Mümkündür! Böyle düşünenlere sadece şunu söylemek isterim ki, uykuya çekildikten sonra da hatırladığım kadarıyla en az iki kere sıcak yatağımdan kalkıp pencerenin önüne gittim ve aynı alınganlıkla bu sefer de yatağıma dönüp, orada somurttum. Gece aymaz, gök muğlâk, gönlüm biraz kırıktı…
Uyandım. İçimdeki hevesin tüyleri halen daha kabarıktı uyandığımda. Şimdi yatağımdan kalkacak, on üç adım atacak, salonun bir makara yardımıyla inip kalkan perdelerinden birini yukarı çekecek, artık gelmiş olması gereken misafirin serinliğine tutacaktım kendimi. Yine de bir kuşku, gövdemle beraber kıpırdayıp durdu yorganın altında: Geçmiş yıllarda da pek çok kez bir kar yağışının beklendiği söylenmiş, halka uyarılarda bulunulmuş, belediye hazırlıklar yapmış ve her seferinde ondan, şu görkemli karmaşamızı alt üst edecek bir felaket olarak bahsedilmişti.
Daha dün akşam, sanki bir kar yağışını değil de bir kıyameti haber verir gibi telaşla konuşan spikerleri düşündüm, sağıma dönerken. Ve sağıma dönerken, “böyle konuşarak sürekli karı küstürdüler,” diye geçirdim içimden. “Hava hareketlerini gözleyen cihazların, buz sensörlerinin, tuz doldurulmuş kamyonların, antifriz eklenmiş su peteklerinin tetikte bekletildiği günlerde o, küstürüldüğü için şehrin tepelerine bile inmeden, geçip başka yerlere gitti. Ama buraya kadardı işte. Bu gün küskünün, bütün bu kurnaz kar bekçilerine haddini bildirme günüydü.” Kalkıp perdenin makara ipliğine asıldığımda, gökten bir sargıyla sarılmış çocukluğumun düzlüklerini hazır bulacaktım karşımda…

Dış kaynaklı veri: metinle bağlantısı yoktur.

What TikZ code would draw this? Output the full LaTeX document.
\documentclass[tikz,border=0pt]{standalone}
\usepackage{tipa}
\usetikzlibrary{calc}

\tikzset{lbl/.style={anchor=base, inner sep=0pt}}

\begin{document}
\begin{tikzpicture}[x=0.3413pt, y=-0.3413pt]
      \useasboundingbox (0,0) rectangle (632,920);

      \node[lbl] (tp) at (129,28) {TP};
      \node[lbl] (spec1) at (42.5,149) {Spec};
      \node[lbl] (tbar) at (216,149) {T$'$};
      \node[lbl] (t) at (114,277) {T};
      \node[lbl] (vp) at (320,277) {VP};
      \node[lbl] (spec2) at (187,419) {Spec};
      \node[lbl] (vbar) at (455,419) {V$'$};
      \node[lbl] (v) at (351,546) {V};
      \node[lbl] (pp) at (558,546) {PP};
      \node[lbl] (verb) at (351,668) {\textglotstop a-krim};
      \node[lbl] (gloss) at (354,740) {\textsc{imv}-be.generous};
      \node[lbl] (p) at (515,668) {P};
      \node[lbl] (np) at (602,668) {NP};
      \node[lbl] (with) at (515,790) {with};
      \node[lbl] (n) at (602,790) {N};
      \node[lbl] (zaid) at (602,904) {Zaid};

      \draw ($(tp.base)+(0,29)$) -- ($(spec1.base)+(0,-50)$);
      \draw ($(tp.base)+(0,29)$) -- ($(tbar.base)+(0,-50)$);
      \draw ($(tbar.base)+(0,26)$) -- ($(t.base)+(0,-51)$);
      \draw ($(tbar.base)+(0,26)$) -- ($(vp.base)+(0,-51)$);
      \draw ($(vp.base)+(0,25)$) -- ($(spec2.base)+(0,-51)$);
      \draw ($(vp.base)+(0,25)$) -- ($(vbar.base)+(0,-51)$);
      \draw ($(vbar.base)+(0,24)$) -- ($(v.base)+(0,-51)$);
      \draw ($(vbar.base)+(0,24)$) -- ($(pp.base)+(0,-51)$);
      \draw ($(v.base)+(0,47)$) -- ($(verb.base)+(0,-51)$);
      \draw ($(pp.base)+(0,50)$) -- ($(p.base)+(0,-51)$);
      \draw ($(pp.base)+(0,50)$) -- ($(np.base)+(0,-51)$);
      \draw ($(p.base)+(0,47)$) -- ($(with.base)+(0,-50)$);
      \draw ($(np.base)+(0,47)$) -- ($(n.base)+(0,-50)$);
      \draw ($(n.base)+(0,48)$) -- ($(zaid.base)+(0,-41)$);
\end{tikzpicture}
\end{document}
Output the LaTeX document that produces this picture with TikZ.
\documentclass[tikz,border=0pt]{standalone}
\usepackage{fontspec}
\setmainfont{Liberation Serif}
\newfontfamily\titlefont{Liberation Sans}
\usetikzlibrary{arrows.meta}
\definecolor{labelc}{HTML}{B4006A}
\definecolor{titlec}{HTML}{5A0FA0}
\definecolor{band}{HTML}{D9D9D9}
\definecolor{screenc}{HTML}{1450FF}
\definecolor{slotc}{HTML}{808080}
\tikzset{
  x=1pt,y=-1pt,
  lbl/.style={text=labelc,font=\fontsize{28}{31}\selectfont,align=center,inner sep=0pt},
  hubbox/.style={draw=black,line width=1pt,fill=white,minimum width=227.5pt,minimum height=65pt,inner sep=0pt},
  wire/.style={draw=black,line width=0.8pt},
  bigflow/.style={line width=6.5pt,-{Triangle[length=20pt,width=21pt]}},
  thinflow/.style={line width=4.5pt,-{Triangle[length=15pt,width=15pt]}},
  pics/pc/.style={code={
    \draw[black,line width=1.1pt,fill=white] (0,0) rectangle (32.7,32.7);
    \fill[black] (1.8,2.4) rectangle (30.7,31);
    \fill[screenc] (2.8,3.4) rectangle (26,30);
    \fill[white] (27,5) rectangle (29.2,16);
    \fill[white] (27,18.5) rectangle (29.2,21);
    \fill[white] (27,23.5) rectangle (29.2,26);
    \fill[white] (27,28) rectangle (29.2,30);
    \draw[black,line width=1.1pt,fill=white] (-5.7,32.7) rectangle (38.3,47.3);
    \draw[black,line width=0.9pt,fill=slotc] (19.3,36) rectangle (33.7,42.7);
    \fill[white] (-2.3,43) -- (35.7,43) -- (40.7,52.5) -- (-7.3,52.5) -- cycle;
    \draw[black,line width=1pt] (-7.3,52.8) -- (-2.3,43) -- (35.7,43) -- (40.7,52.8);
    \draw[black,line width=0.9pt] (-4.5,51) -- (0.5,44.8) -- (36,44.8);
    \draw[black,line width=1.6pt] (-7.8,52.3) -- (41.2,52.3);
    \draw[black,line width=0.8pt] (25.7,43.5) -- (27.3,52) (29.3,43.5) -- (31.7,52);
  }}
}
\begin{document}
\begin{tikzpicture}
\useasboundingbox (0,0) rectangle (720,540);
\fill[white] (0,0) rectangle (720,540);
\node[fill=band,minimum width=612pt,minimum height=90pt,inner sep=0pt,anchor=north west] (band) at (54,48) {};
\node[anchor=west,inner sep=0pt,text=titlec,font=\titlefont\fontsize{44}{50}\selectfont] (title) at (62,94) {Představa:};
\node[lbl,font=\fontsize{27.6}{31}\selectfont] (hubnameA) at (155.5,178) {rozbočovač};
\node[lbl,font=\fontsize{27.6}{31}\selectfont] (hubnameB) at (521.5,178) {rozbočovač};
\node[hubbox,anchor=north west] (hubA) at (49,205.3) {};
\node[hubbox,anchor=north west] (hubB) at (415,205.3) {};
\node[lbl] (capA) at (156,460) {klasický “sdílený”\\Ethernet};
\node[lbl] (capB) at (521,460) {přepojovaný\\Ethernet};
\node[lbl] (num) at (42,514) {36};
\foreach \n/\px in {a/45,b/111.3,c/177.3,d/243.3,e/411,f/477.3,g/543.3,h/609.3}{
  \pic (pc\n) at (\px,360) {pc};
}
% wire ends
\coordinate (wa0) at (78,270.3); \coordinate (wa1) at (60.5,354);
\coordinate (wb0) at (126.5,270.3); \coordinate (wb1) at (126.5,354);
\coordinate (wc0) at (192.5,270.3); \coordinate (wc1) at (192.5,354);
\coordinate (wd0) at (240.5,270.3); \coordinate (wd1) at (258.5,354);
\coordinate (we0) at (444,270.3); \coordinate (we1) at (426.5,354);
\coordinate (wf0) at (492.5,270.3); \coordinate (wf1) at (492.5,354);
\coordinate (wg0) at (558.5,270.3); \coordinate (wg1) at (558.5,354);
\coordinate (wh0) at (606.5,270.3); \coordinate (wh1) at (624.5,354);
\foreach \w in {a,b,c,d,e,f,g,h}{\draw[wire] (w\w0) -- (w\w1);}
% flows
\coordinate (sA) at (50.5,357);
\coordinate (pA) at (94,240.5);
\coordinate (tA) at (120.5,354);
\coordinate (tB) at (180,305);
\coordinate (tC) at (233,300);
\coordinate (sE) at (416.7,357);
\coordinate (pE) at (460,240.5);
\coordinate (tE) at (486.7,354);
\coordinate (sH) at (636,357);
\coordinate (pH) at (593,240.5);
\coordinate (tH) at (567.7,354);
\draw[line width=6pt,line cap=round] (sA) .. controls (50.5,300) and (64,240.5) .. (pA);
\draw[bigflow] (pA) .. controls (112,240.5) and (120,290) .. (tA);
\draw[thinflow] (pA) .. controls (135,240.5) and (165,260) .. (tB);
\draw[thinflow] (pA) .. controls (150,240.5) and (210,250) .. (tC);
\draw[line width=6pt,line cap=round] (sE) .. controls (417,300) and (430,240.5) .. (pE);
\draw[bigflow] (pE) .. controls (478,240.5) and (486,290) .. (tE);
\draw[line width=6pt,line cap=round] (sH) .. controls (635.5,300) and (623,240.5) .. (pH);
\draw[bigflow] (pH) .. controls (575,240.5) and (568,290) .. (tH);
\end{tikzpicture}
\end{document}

Kalkıp salonun penceresine kadar on üç adım yürüdüm. Önce sokağa, sonra saate baktım; içimdeki burukluk anlatılacak gibi değildi. Boğazdan uğultuyla yamaçlara doğru esen rüzgârın dudağının ucuna tek bir kar tanesi bile ilişmemişti henüz. Kendimi, günlerdir beklediği halde sevgilisi randevusuna gelmemiş bir adamla ya da doldurduğu kolonlara şans gülmemiş bir at yarışı meraklısıyla kıyaslayarak, biraz olsun rahatlayabilirdim. Ama öyle yapmadım.

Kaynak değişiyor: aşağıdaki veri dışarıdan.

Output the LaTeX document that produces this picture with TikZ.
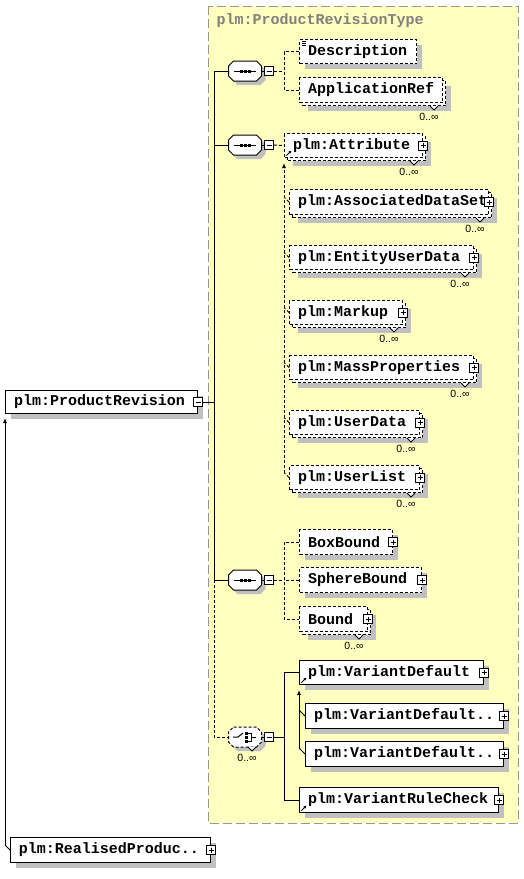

Yüzümü bile yıkamadan, kararlı bir şekilde çalışma odama gittim; döner koltuğuma ve doğal olarak ahşap masamın başına oturdum ve inatla karşıya, iyi hallilerin işgal ettiği Nakkaştepe’nin batı yamacına diktim gözlerimi. Benim bekleyişim böyledir, kendi kendime konuşmadan edemem: “Bu kez gelecek,” dedim; “ansızın bastıracak şehri. Yedi tepeyi, iki köprünün on iki şeridini, yan yolları ve ana güzergâhları, cepheleri camla kaplanmış kuleleri, bankamatiklerin ekranlarını, vapur gişelerini, futbol sahalarının tabiatı bozulmuş çimlerini hiçbir uzlaşmaya girişmeden teslim alacak. Ve ben buradan, şimdi önünde oturduğum bu ahşap masanın başından, bir şehrin adım adım nasıl düştüğünü izleyeceğim keyifle…”

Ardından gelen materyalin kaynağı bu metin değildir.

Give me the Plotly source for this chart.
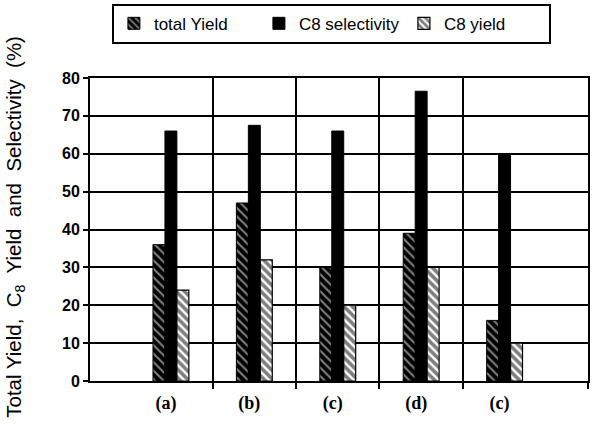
import plotly.graph_objects as go

# Catalyst runs and measured yields / selectivity (%)
runs = [1, 2, 3, 4, 5]
run_labels = ["(a)", "(b)", "(c)", "(d)", "(c)"]
total_yield = [36, 47, 30, 39, 16]
c8_selectivity = [66, 67.5, 66, 76.5, 60]
c8_yield = [24, 32, 20, 30, 10]

# Category boundaries (separator lines between runs)
separators = [1.5, 2.5, 3.5, 4.5, 6.0]
y_ticks = list(range(0, 81, 10))

fig = go.Figure()
fig.add_trace(go.Bar(
    x=runs, y=total_yield, name="total Yield",
    marker=dict(color="black", line=dict(color="black", width=1),
                pattern=dict(shape="\\", fgcolor="white", bgcolor="black",
                             size=6, solidity=0.35)),
))
fig.add_trace(go.Bar(
    x=runs, y=c8_selectivity, name="C8 selectivity",
    marker=dict(color="black", line=dict(color="black", width=1)),
))
fig.add_trace(go.Bar(
    x=runs, y=c8_yield, name="C8 yield",
    marker=dict(color="white", line=dict(color="black", width=1.2),
                pattern=dict(shape="\\", fgcolor="black", bgcolor="white",
                             size=6, solidity=0.6)),
))

fig.update_layout(
    width=594, height=425,
    margin=dict(l=90, r=4, t=77, b=44),
    paper_bgcolor="white", plot_bgcolor="white",
    barmode="group", bargap=0.57, bargroupgap=0,
    font=dict(family="Liberation Sans, Arial, sans-serif", color="black"),
    showlegend=True,
    legend=dict(
        orientation="h", x=0.044, xanchor="left", y=1.245, yanchor="top",
        bordercolor="black", borderwidth=2, bgcolor="white",
        font=dict(size=17, color="black"),
        entrywidth=100, entrywidthmode="pixels",
        traceorder="normal",
    ),
    annotations=[dict(
        text="Total Yield,  C<sub>8</sub>  Yield  and  Selectivity  (%)",
        textangle=-90, xref="paper", yref="paper",
        x=-0.15, y=0.51, xanchor="center", yanchor="middle",
        showarrow=False, font=dict(size=20.5, color="black"),
    )],
)

fig.update_xaxes(
    range=[0.03, 6.0],
    tickvals=runs, ticktext=run_labels, ticks="",
    tickfont=dict(family="Liberation Serif, Times New Roman, serif",
                  size=18, color="black", weight="bold"),
    ticklabelshift=-5, ticklabelstandoff=4,
    showgrid=False, zeroline=False,
    showline=True, linecolor="black", linewidth=2, mirror=True,
    minor=dict(tickvals=separators, ticks="outside", ticklen=6,
               tickcolor="black", tickwidth=1.5,
               showgrid=True, gridcolor="black", gridwidth=1.5),
)

fig.update_yaxes(
    range=[0, 80], tickvals=y_ticks,
    ticks="outside", ticklen=5, tickcolor="black", tickwidth=1.5,
    tickfont=dict(size=16, color="black", weight="bold"),
    showgrid=True, gridcolor="black", gridwidth=1.5,
    zeroline=False,
    showline=True, linecolor="black", linewidth=2, mirror=True,
)

fig.write_html("out.html")
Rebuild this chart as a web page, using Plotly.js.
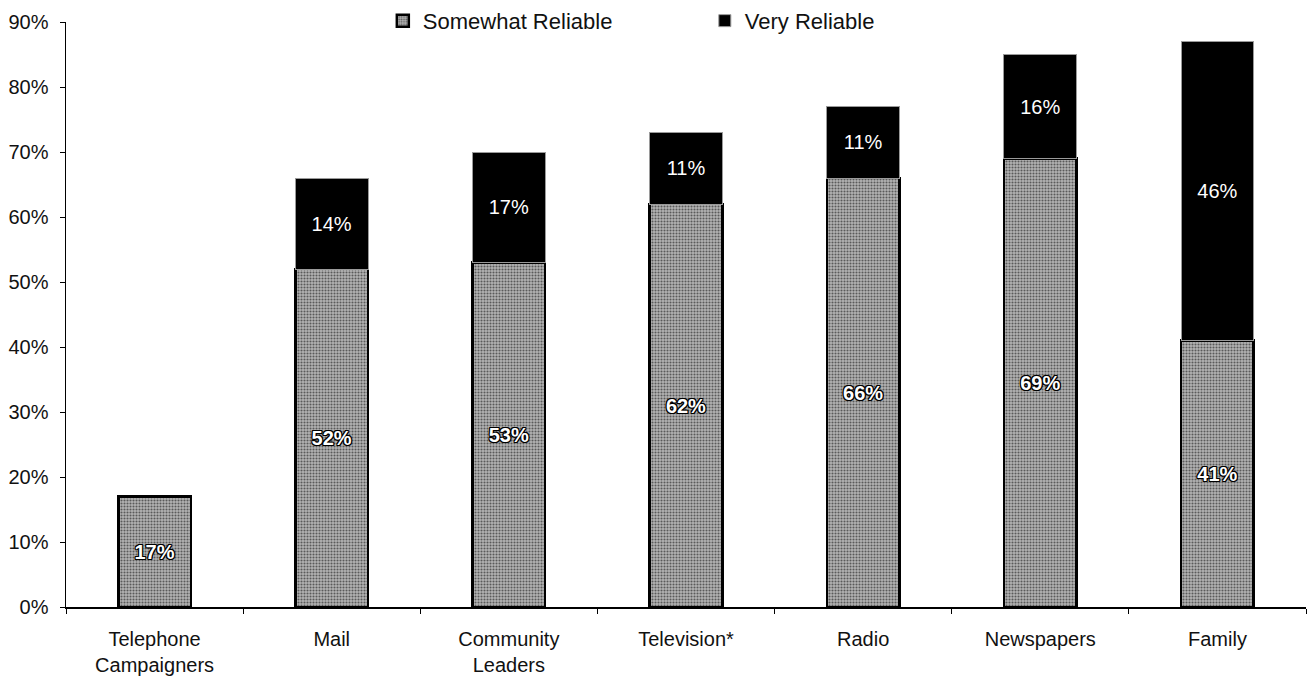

Karşıdaki apartmanın çatısına takıldı gözüm. Kömür sobasının siyah dumanı, daha bacadan çıkar çıkmaz rüzgârın ağzına yapışıyor. Rüzgâr, yüksek binaların çatılarından, gecekondulardan yükselen başka dumanların karnından, fabrika bacalarından savrulan tuhaf kokulardan, henüz kimsenin yerleşmediği küçük tepelerden, yapma bahçelerden geçiriyor onu. Şehre su biriktiren bir barajın gölünden, gölü çevreleyen tedirgin ormandan, kış kuşlarının tırnaklarından geçiriyor. Sonra yeni bir kentte, başka bir bacadan çıkan yeni bir duman devralıyor nöbeti.
Çenemi atkımın içine saklıyorum; Harmantepe’nin düzlüklerinden savrularak gelen kar gözlerime gözlerime hücum ediyor. Kasabaya ne kadar yolumun kaldığını kestiremiyorum bir türlü. Dönüp sağımdaki dik yamaca bakıyorum, tipi dört bir yanımı kuşatıyor. “Şimdi,” diyorum, “şu ölüm boşluğunda beni kurtlardan kim saklar?” On dört yaşımdayım, sırtımda kitaplar, cebimde küçük bir çakı, kirpiklerim incecik bir buz kadar.
Biliyorum, birazdan buraya da gelir kar.
Gelir ve bir kez daha onarır eski dostunu.